1909–1913   William H. Taft

William Howard Taft (September 15, 1857 – March 8, 1930) was the 27th president of the United States (1909–1913) and the tenth chief justice of the United States (1921–1930), the only person to have held both offices. Taft was elected president in 1908, the chosen successor of Theodore Roosevelt, but was defeated for re-election by Woodrow Wilson in 1912 after Roosevelt split the Republican vote by running as a third-party candidate. In 1921, President Warren G. Harding appointed Taft to be chief justice, a position in which he served until a month before his death.

Taft was born in Cincinnati in 1857. His father, Alphonso Taft, was a U.S. Attorney General and Secretary of War. Taft attended Yale and, like his father, was a member of Skull and Bones. After becoming a lawyer, he was appointed a judge while still in his twenties. He continued a rapid rise, being named Solicitor General and as a judge of the Sixth Circuit Court of Appeals. In 1901, President William McKinley appointed Taft civilian governor of the Philippines. In 1904, Roosevelt made him Secretary of War, and he became Roosevelt's hand-picked successor. Despite his personal ambition to become chief justice, Taft declined repeated offers of appointment to the Supreme Court of the United States, believing his political work to be more important.

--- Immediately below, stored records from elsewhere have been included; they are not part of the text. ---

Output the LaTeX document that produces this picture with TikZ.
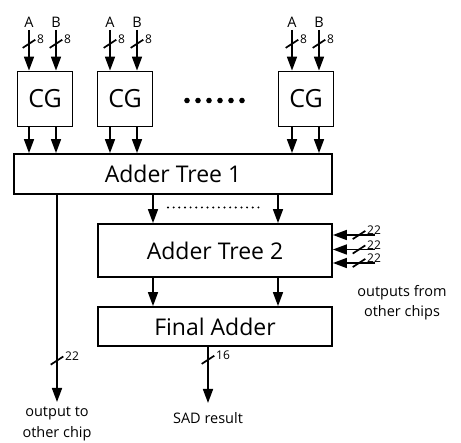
\documentclass[tikz,border=0pt]{standalone}
\usepackage{fontspec}
\setmainfont{Open Sans}
\usetikzlibrary{arrows.meta,positioning}
\tikzset{
    %Define style for blocks
    blok/.style={
           rectangle,
           draw=black, line width=1.8pt,
           inner sep=0pt,
           font=\fontsize{23}{25}\selectfont},
    cgblok/.style={
           blok,
           minimum width=55pt,
           minimum height=55pt,
           font=\fontsize{25}{27}\selectfont},
    % Define arrow style
    pil/.style={
           -{Triangle[length=14pt,width=10pt]},
           line width=1.7pt},
    % Slash across a bus and its width
    buscut/.style={
           rectangle, draw, line width=1.7pt,
           rotate=33,
           minimum width=15pt, minimum height=0pt,
           inner sep=0pt},
    buswd/.style={
           font=\fontsize{12}{13}\selectfont,
           inner sep=1pt, anchor=west},
    % Signal names
    sig/.style={
           font=\fontsize{14.5}{20.5}\selectfont,
           inner sep=1pt, align=center}
}

\begin{document}
\begin{tikzpicture}[x=1pt,y=-1pt]
\useasboundingbox (0,0) rectangle (461,443);

% The CG blocks with their inputs A and B
\node[cgblok] (cg1) at (45,99) {CG};
\node[cgblok] (cg2) at (125,99) {CG};
\node[cgblok] (cg3) at (306,99) {CG};

\coordinate (a1) at (29,30);  \coordinate (b1) at (56,30);
\coordinate (a2) at (110,30); \coordinate (b2) at (137,30);
\coordinate (a3) at (292,30); \coordinate (b3) at (319,30);

\node[sig, above=1pt of a1] {A}; \node[sig, above=1pt of b1] {B};
\node[sig, above=1pt of a2] {A}; \node[sig, above=1pt of b2] {B};
\node[sig, above=1pt of a3] {A}; \node[sig, above=1pt of b3] {B};

\draw[pil] (a1) -- node[buscut, pos=.34] (sa1) {} (cg1.north -| a1);
\draw[pil] (b1) -- node[buscut, pos=.34] (sb1) {} (cg1.north -| b1);
\draw[pil] (a2) -- node[buscut, pos=.34] (sa2) {} (cg2.north -| a2);
\draw[pil] (b2) -- node[buscut, pos=.34] (sb2) {} (cg2.north -| b2);
\draw[pil] (a3) -- node[buscut, pos=.34] (sa3) {} (cg3.north -| a3);
\draw[pil] (b3) -- node[buscut, pos=.34] (sb3) {} (cg3.north -| b3);
\node[buswd] at (sa1.east) {8}; \node[buswd] at (sb1.east) {8};
\node[buswd] at (sa2.east) {8}; \node[buswd] at (sb2.east) {8};
\node[buswd] at (sa3.east) {8}; \node[buswd] at (sb3.east) {8};

% More CG blocks in between
\foreach \i in {0,...,5}
    \fill (187+11*\i,100.5) circle (2.8pt);

% The adder trees and the final adder
\node[blok, minimum width=318pt, minimum height=40pt] (at1) at (173,174) {Adder Tree 1};
\node[blok, minimum width=234pt, minimum height=53pt] (at2) at (215,250.5) {Adder Tree 2};
\node[blok, minimum width=234pt, minimum height=39pt] (fa) at (215,326.5) {Final Adder};

\draw[pil] (cg1.south -| a1) -- (at1.north -| a1);
\draw[pil] (cg1.south -| b1) -- (at1.north -| b1);
\draw[pil] (cg2.south -| a2) -- (at1.north -| a2);
\draw[pil] (cg2.south -| b2) -- (at1.north -| b2);
\draw[pil] (cg3.south -| a3) -- (at1.north -| a3);
\draw[pil] (cg3.south -| b3) -- (at1.north -| b3);

\coordinate (l) at (153,0);
\coordinate (r) at (278,0);
\draw[pil] (at1.south -| l) -- (at2.north -| l);
\draw[pil] (at1.south -| r) -- (at2.north -| r);
\draw[line width=2.2pt, line cap=round, dash pattern=on 0pt off 5.65pt] (168,207.5) -- (264,207.5);
\draw[pil] (at2.south -| l) -- (fa.north -| l);
\draw[pil] (at2.south -| r) -- (fa.north -| r);

% Inputs from the other chips
\coordinate (in1) at (375,235);
\coordinate (in2) at (375,249.5);
\coordinate (in3) at (375,263);
\draw[pil] (in1) -- node[buscut, pos=.38] (si1) {} (at2.east |- in1);
\draw[pil] (in2) -- node[buscut, pos=.38] (si2) {} (at2.east |- in2);
\draw[pil] (in3) -- node[buscut, pos=.38] (si3) {} (at2.east |- in3);
\node[buswd] at (si1.east) {22};
\node[buswd] at (si2.east) {22};
\node[buswd] at (si3.east) {22};
\node[sig] (oth) at (402,302.5) {outputs from\\other chips};

% Outputs
\coordinate (oc) at (57,402);
\coordinate (sad) at (208,403);
\draw[pil] (at1.south -| oc) -- node[buscut, pos=.8] (so) {} (oc);
\draw[pil] (fa.south -| sad) -- node[buscut, pos=.23] (ss) {} (sad);
\node[buswd] at (so.east) {22};
\node[buswd] at (ss.east) {16};
\node[sig, below=4pt of oc] {output to\\other chip};
\node[sig, below=8pt of sad] {SAD result};
\end{tikzpicture}
\end{document}
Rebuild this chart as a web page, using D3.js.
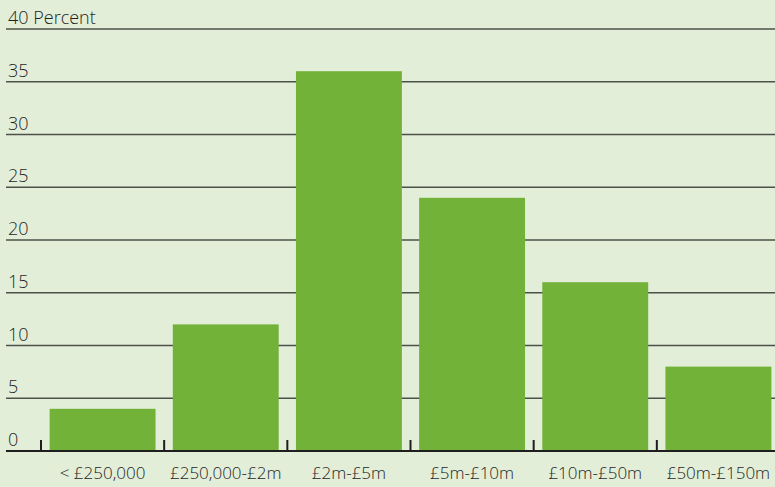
<!DOCTYPE html>
<html>
<head>
<meta charset="utf-8">
<script src="https://cdn.jsdelivr.net/npm/d3@7"></script>
<style>
  html, body { margin: 0; padding: 0; background: #e3eed8; }
  svg { display: block; }
  text { font-family: "Open Sans", Lato, sans-serif; font-weight: 300; fill: #1f1f1f; }
</style>
</head>
<body>
<svg id="chart" width="775" height="487"></svg>
<script>
// Share of companies by turnover band (percent)
const categories = ["< £250,000", "£250,000-£2m", "£2m-£5m", "£5m-£10m", "£10m-£50m", "£50m-£150m"];
const values = [4, 12, 36, 24, 16, 8];
const yTicks = [0, 5, 10, 15, 20, 25, 30, 35, 40];
const yUnit = "Percent";

const W = 775, H = 487;
const svg = d3.select("#chart");

const x = d3.scaleBand()
  .domain(categories)
  .range([41, 780])
  .paddingInner(0.14)
  .paddingOuter(0.07);

const y = d3.scaleLinear()
  .domain([0, 40])
  .range([451, 29]);

// Horizontal gridlines with value labels sitting above them
const grid = svg.append("g");
grid.selectAll("line")
  .data(yTicks.filter(d => d > 0))
  .join("line")
  .attr("x1", 6).attr("x2", W)
  .attr("y1", d => y(d)).attr("y2", d => y(d))
  .attr("stroke", "#4b5148")
  .attr("stroke-width", 1.3);

grid.selectAll("text")
  .data(yTicks)
  .join("text")
  .attr("x", 8)
  .attr("y", d => y(d) - 5)
  .attr("font-size", 18)
  .text(d => d === 40 ? `${d} ${yUnit}` : d);

// Bars
svg.append("g").selectAll("rect")
  .data(values)
  .join("rect")
  .attr("x", (d, i) => x(categories[i]))
  .attr("width", x.bandwidth())
  .attr("y", d => y(d))
  .attr("height", d => y(0) - y(d))
  .attr("fill", "#73b238");

// Baseline with category separators
const step = x.step();
const bounds = categories.map(c => x(c) - x.paddingOuter() * step);
const base = svg.append("g");
base.append("line")
  .attr("x1", 6).attr("x2", W)
  .attr("y1", y(0)).attr("y2", y(0))
  .attr("stroke", "#1e1e1e")
  .attr("stroke-width", 2);
base.selectAll("line.tick")
  .data(bounds)
  .join("line")
  .attr("class", "tick")
  .attr("x1", d => d).attr("x2", d => d)
  .attr("y1", y(0) - 11).attr("y2", y(0))
  .attr("stroke", "#1e1e1e")
  .attr("stroke-width", 2);

// Category labels
svg.append("g").selectAll("text")
  .data(categories)
  .join("text")
  .attr("x", d => x(d) + x.bandwidth() / 2)
  .attr("y", 479)
  .attr("text-anchor", "middle")
  .attr("font-size", 17)
  .text(d => d);
</script>
</body>
</html>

With Roosevelt's help, Taft had little opposition for the Republican nomination for president in 1908 and easily defeated William Jennings Bryan for the presidency that November. In the White House, he focused on East Asia more than European affairs and repeatedly intervened to prop up or remove Latin American governments. Taft sought reductions to trade tariffs, then a major source of governmental income, but the resulting bill was heavily influenced by special interests. His administration was filled with conflict between the conservative wing of the Republican Party, with which Taft often sympathized, and the progressive wing, toward which Roosevelt moved more and more. Controversies over conservation and antitrust cases filed by the Taft administration served to further separate the two men. Roosevelt challenged Taft for re-nomination in 1912. Taft used his control of the party machinery to gain a bare majority of delegates and Roosevelt bolted the party. The split left Taft with little chance of re-election and he took only Utah and Vermont in Wilson's victory.

After leaving office, Taft returned to Yale as a professor, continuing his political activity and working against war through the League to Enforce Peace. In 1921, President Harding appointed Taft as chief justice, an office he had long sought. Chief Justice Taft was a conservative on business issues and under him there were advances in individual rights. In poor health, he resigned in February 1930.